И если Ты создал нас — не презирай наших просьб…

Спаси его, отдай его нам, погоди брать себе!

Погоди, погоди!! а если завтра… прочту в газетах…

21 июля, воскресенье.

<…> Сдаю в пятницу {Экзамен по конституционному праву.}. А как быть с книгой? придётся написать ему, спросить — куда и кому её отдать.

23 июля, вторник.

Получила ответ.

“Мадмуазель,

единственной причиной моего затянувшегося молчания была крайняя занятость делами моей семьи. Я буквально не имел свободной минуты и поэтому не мог найти время для встречи с Вами. Если Вы хотите вернуть книгу, то можете занести её в Бусико в любой день на неделе к девяти часам утра.

Искренне Ваш Е. Ленселе.

22 июня 1901”.

24 июля, среда.

Чтобы приехать в Бусико к девяти часам утра, — надо было встать рано. Я сплю долго по русской привычке и очень торопила madame Odobez с утренним завтраком.

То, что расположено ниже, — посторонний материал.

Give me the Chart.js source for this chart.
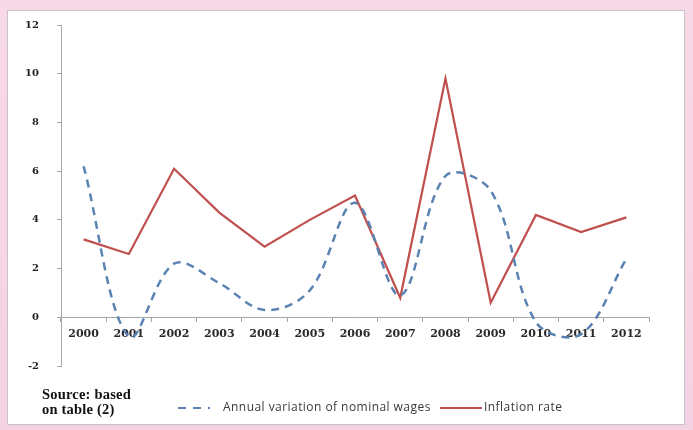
<!DOCTYPE html>
<html>
<head>
<meta charset="utf-8">
<script src="https://cdn.jsdelivr.net/npm/chart.js@4/dist/chart.umd.min.js"></script>
<style>
  html, body { margin: 0; padding: 0; }
  body {
    width: 693px; height: 430px; overflow: hidden; position: relative;
    background: linear-gradient(180deg, #f8d9e8 0%, #f5d2e3 100%);
  }
  #panel {
    position: absolute; left: 7px; top: 10px; width: 678px; height: 415px;
    background: #ffffff; border: 1px solid #c9c3c6; box-sizing: border-box;
  }
  #wrap { position: absolute; left: 0; top: 0; width: 693px; height: 430px; }
  #source {
    position: absolute; left: 42px; top: 387px;
    font: bold 14.5px "Liberation Serif", "Times New Roman", serif;
    line-height: 15px; color: #111; letter-spacing: 0.2px;
  }
</style>
</head>
<body>
<div id="panel"></div>
<div id="wrap"><canvas id="c" width="693" height="430"></canvas></div>
<div id="source">Source: based<br>on table (2)</div>
<script>
// Years on the category axis
const years = ['2000','2001','2002','2003','2004','2005','2006','2007','2008','2009','2010','2011','2012'];
// Annual variation of nominal wages (%)
const nominalWages = [6.2, -0.8, 2.2, 1.4, 0.3, 1.1, 4.7, 0.9, 5.8, 5.2, -0.2, -0.7, 2.4];
// Inflation rate (%)
const inflationRate = [3.2, 2.6, 6.1, 4.3, 2.9, 4.0, 5.0, 0.8, 9.8, 0.6, 4.2, 3.5, 4.1];
// Series names shown in the legend
const seriesNames = ['Annual variation of nominal wages', 'Inflation rate'];

const BLUE = '#5a82b2';
const RED = '#c0504d';
const AXIS = '#a6a6a6';

// Legend drawn below the plot, next to the source note
const legendPlugin = {
  id: 'bottomLegend',
  afterDraw(chart) {
    const ctx = chart.ctx;
    ctx.save();
    const y = 408;
    ctx.lineWidth = 2.2;
    ctx.strokeStyle = BLUE;
    ctx.setLineDash([8, 7]);
    ctx.beginPath(); ctx.moveTo(178, y); ctx.lineTo(210, y); ctx.stroke();
    ctx.setLineDash([]);
    ctx.strokeStyle = RED;
    ctx.lineWidth = 2;
    ctx.beginPath(); ctx.moveTo(440, y); ctx.lineTo(482, y); ctx.stroke();
    ctx.fillStyle = '#3a3a3a';
    ctx.font = '12px "Open Sans", sans-serif';
    ctx.letterSpacing = '0.45px';
    ctx.textBaseline = 'middle';
    ctx.fillText(seriesNames[0], 223, y);
    ctx.fillText(seriesNames[1], 484, y);
    ctx.restore();
  }
};

new Chart(document.getElementById('c'), {
  type: 'line',
  data: {
    labels: years,
    datasets: [
      {
        label: seriesNames[0],
        data: nominalWages,
        borderColor: BLUE,
        borderWidth: 2.5,
        borderDash: [8, 6],
        tension: 0.35,
        pointRadius: 0,
        fill: false
      },
      {
        label: seriesNames[1],
        data: inflationRate,
        borderColor: RED,
        borderWidth: 2.2,
        tension: 0,
        pointRadius: 0,
        fill: false
      }
    ]
  },
  options: {
    responsive: false,
    animation: false,
    layout: { padding: { left: 21, right: 44, top: 25, bottom: 64 } },
    plugins: { legend: { display: false }, tooltip: { enabled: false } },
    scales: {
      x: {
        type: 'category',
        position: { y: 0 },
        offset: true,
        grid: { offset: true, drawOnChartArea: false, drawTicks: true, tickLength: 4, color: AXIS },
        border: { color: AXIS, width: 1 },
        ticks: {
          color: '#2a2a2a',
          padding: 6,
          maxRotation: 0,
          font: { family: '"DejaVu Serif", serif', size: 11, weight: 'bold' }
        }
      },
      y: {
        min: -2,
        max: 12,
        grid: { drawOnChartArea: false, drawTicks: true, tickLength: 4, color: AXIS },
        border: { color: AXIS, width: 1 },
        ticks: {
          stepSize: 2,
          color: '#222',
          padding: 18,
          font: { family: '"DejaVu Serif", serif', size: 10, weight: 'bold' }
        },
        afterFit(scale) { scale.width = 40; }
      }
    }
  },
  plugins: [legendPlugin]
});
</script>
</body>
</html>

Я старалась не думать о нём… как будто бы иду только по делу. Но зеркало предательски отражало моё оживлённое лицо, всю такую стройную фигуру в белом платье.

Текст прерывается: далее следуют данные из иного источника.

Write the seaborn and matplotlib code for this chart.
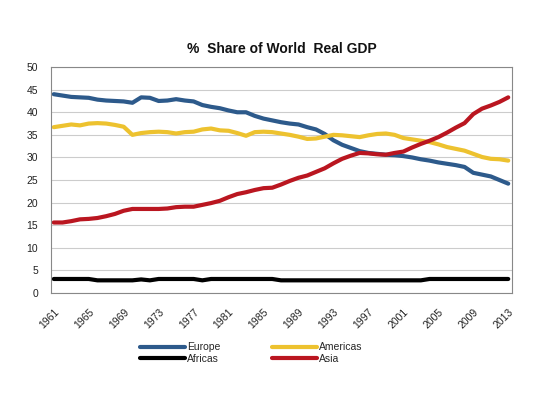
import matplotlib
matplotlib.use("Agg")
import matplotlib.pyplot as plt
import seaborn as sns
import pandas as pd

years = list(range(1961, 2014))
europe = [44.0, 43.7, 43.4, 43.3, 43.2, 42.8, 42.6, 42.5, 42.4, 42.1,
          43.3, 43.2, 42.5, 42.6, 42.9, 42.6, 42.4, 41.6, 41.2, 40.9,
          40.4, 40.0, 40.0, 39.2, 38.6, 38.2, 37.8, 37.5, 37.3, 36.7,
          36.2, 35.2, 33.8, 32.8, 32.1, 31.4, 31.0, 30.8, 30.6, 30.5,
          30.3, 30.0, 29.6, 29.3, 28.9, 28.6, 28.3, 27.9, 26.6, 26.2,
          25.8, 25.0, 24.2]
americas = [36.7, 37.0, 37.3, 37.1, 37.5, 37.6, 37.5, 37.2, 36.8, 35.0,
            35.4, 35.6, 35.7, 35.6, 35.3, 35.6, 35.7, 36.2, 36.4, 36.0,
            35.9, 35.4, 34.8, 35.6, 35.7, 35.6, 35.3, 35.0, 34.6, 34.1,
            34.2, 34.6, 35.0, 34.9, 34.7, 34.5, 34.9, 35.2, 35.3, 35.0,
            34.3, 34.0, 33.7, 33.4, 32.9, 32.3, 31.9, 31.5, 30.8, 30.1,
            29.7, 29.6, 29.3]
africas = [3.1, 3.1, 3.1, 3.1, 3.1, 2.8, 2.8, 2.8, 2.8, 2.8,
           3.0, 2.8, 3.1, 3.1, 3.1, 3.1, 3.1, 2.8, 3.1, 3.1,
           3.1, 3.1, 3.1, 3.1, 3.1, 3.1, 2.8, 2.8, 2.8, 2.8,
           2.8, 2.8, 2.8, 2.8, 2.8, 2.8, 2.8, 2.8, 2.8, 2.8,
           2.8, 2.8, 2.8, 3.1, 3.1, 3.1, 3.1, 3.1, 3.1, 3.1,
           3.1, 3.1, 3.1]
asia = [15.6, 15.6, 15.9, 16.3, 16.4, 16.6, 17.0, 17.5, 18.2, 18.6,
        18.6, 18.6, 18.6, 18.7, 19.0, 19.1, 19.1, 19.5, 19.9, 20.4,
        21.2, 21.9, 22.3, 22.8, 23.2, 23.3, 24.0, 24.8, 25.5, 26.0,
        26.8, 27.6, 28.7, 29.7, 30.4, 31.0, 30.9, 30.7, 30.6, 31.0,
        31.3, 32.2, 33.0, 33.7, 34.5, 35.5, 36.6, 37.6, 39.6, 40.8,
        41.5, 42.3, 43.3]
regions = ["Europe", "Americas", "Africas", "Asia"]
tick_years = list(range(1961, 2014, 4))
title = "%  Share of World  Real GDP"

colors = {"Europe": "#2D5A8B", "Americas": "#EDC22F",
          "Africas": "#000000", "Asia": "#BA1620"}

df = pd.DataFrame({
    "Year": years * 4,
    "Share": europe + americas + africas + asia,
    "Region": sum([[r] * len(years) for r in regions], []),
})

sns.set_theme(style="white")
plt.rcParams["font.family"] = ["Liberation Sans", "DejaVu Sans"]

fig = plt.figure(figsize=(5.52, 3.97), dpi=100)
ax = fig.add_axes([0.092, 0.262, 0.836, 0.569])
sns.lineplot(data=df, x="Year", y="Share", hue="Region", hue_order=regions,
             palette=colors, linewidth=3.0, ax=ax, legend=False)

ax.set_xlim(1960.66, 2013.46)
ax.set_ylim(0, 50)
ax.set_yticks(range(0, 51, 5))
ax.set_xticks(tick_years)
ax.set_xticklabels([str(y) for y in tick_years], rotation=45, ha="right",
                   rotation_mode="anchor", fontsize=7.5, color="#222222")
ax.tick_params(axis="y", labelsize=7.5, labelcolor="#222222", pad=3)
ax.tick_params(axis="x", pad=4)
ax.set_xlabel("")
ax.set_ylabel("")
ax.grid(axis="y", color="#cccccc", linewidth=0.8)
ax.set_axisbelow(True)
for s in ax.spines.values():
    s.set_color("#888888")
    s.set_linewidth(0.8)

ax.set_title(title, fontsize=10, fontweight="bold", pad=10, color="#111111")

handles = [plt.Line2D([], [], color=colors[r], linewidth=3.0) for r in regions]
order = [0, 2, 1, 3]
fig.legend([handles[i] for i in order], [regions[i] for i in order],
           loc="upper center", bbox_to_anchor=(0.455, 1 - 333 / 397), ncol=2,
           frameon=False, fontsize=7.5, handlelength=4.3, handletextpad=0.2,
           columnspacing=5.0, labelspacing=0.15,
           bbox_transform=fig.transFigure)

fig.savefig("out.png", dpi=100)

Я решила надеть что-нибудь тёмное, старое, некрасивое, но на улице такая жара — иначе, как в белом, днём и выйти нельзя.

Когда я приехала в Бусико, — его ещё не было. Ждать пришлось долго, чуть ли не целый час. И всётаки увидела его ещё издали, когда он быстро подходил к павильону. На этот раз он был без чёрной шапочки — мне бросились в глаза редкие волосы на голове. Такой молодой и уже… лысый. Видно, хорошо провёл молодость.

Он увидел меня в коридоре, остановился, поздоровался.

— Извините, — я опоздал и очень спешу. Всё это время я был так занят. Одна из моих кузин больна — ей делали операцию… вероятно, она умрёт.

— Вот ваша книга, — сказала я, не смотря на него. — Очень вам благодарна. Вы правы — читать её было бесполезно, я всё равно ничего не поняла.

Он взял книгу и пошёл немного проводить меня. Я шла быстро, опустив голову, стараясь не слышать звуков этого чудного тихого голоса, который, казалось, проникал прямо в сердце.

— Прощайте, — сказала я.

— До свиданья. Извините, что не провожаю вас до дверей, — я должен скорее вернуться.

Мне и не надо было, чтобы он провожал меня до дверей. Я спешила уйти из этого госпиталя, и едва села в конку, раскрыла Конституционное право… Экзамен скоро…

28 июля, суббота.

Сдала экзамен. Теперь скорее бежать отсюда. Взяла билет на Лондон прямого сообщения Париж — Руан — Дьепп — Ньюгавен. Иван Николаевич {И. Н. Корельский.} пробудет здесь ещё с неделю, а потом идёт пешком путешествовать по Швейцарии. Звал меня пойти с собой — отдохнуть от занятий. Я отказалась: там такая чудная природа, всё расположит к мечтам. Нет, я уеду лучше в такую страну, где всё для меня ново, где язык непонятен, где ничто, ничто не напоминает о нём. В совершенно другой обстановке, я, наверное, скорей забуду о нём, а масса новых впечатлений не дадут мне и опомниться. Я составила себе целую программу, что делать: по приезде прежде всего — овладеть немного языком, а потом — ознакомиться с женским движением и физическим воспитанием детей, с народными университетами. Всё это полезно — и пригодится в моей будущей деятельности.

Лондон, 1 августа.

Город громадный, город-чудовище раздавил, уничтожил меня. Бесконечные улицы, однообразные дома… до такой степени однообразные, что можно позвонить, войти и не заметить, что это чужой дом.

На улицах движения ещё больше, чем в Париже, беспрерывно снуют на велосипедах мужчины, женщины и дети. Язык гортанный, шелестящий, которого я не понимаю… всё ново и чуждо…

Я поселилась на одной из окраин города, в одном из бесчисленных красных уютных домиков. Мой случайный знакомый по русской читальне дал адрес одного из своих земляков, который служит наборщиком в одной из здешних типографий. Этот услужливый и милый юноша помог мне устроиться первое время и будет показывать Лондон.

3 августа, суббота.

После французских семей, где самое большое — двое, трое детей, англичане невольно удивляют своею многочисленностью. Я уже успела отвыкнуть от наших русских больших семей — и теперь как-то странно снимать комнату в семье, где пятеро-шестеро детей. Но что здесь особенно поразительно — численное преобладание женщин над мужчинами. Всюду — пять-шесть дочерей, один-двое сыновей или даже вовсе ни одного, и так как все англичанки ездят на велосипедах, то на улицах велосипедисток больше, чем велосипедистов.

Несчастные мисс! им не хватает мужей… и в стране насильственно образуется “третий пол”.

Отчего же такое явление? чем оно объясняется?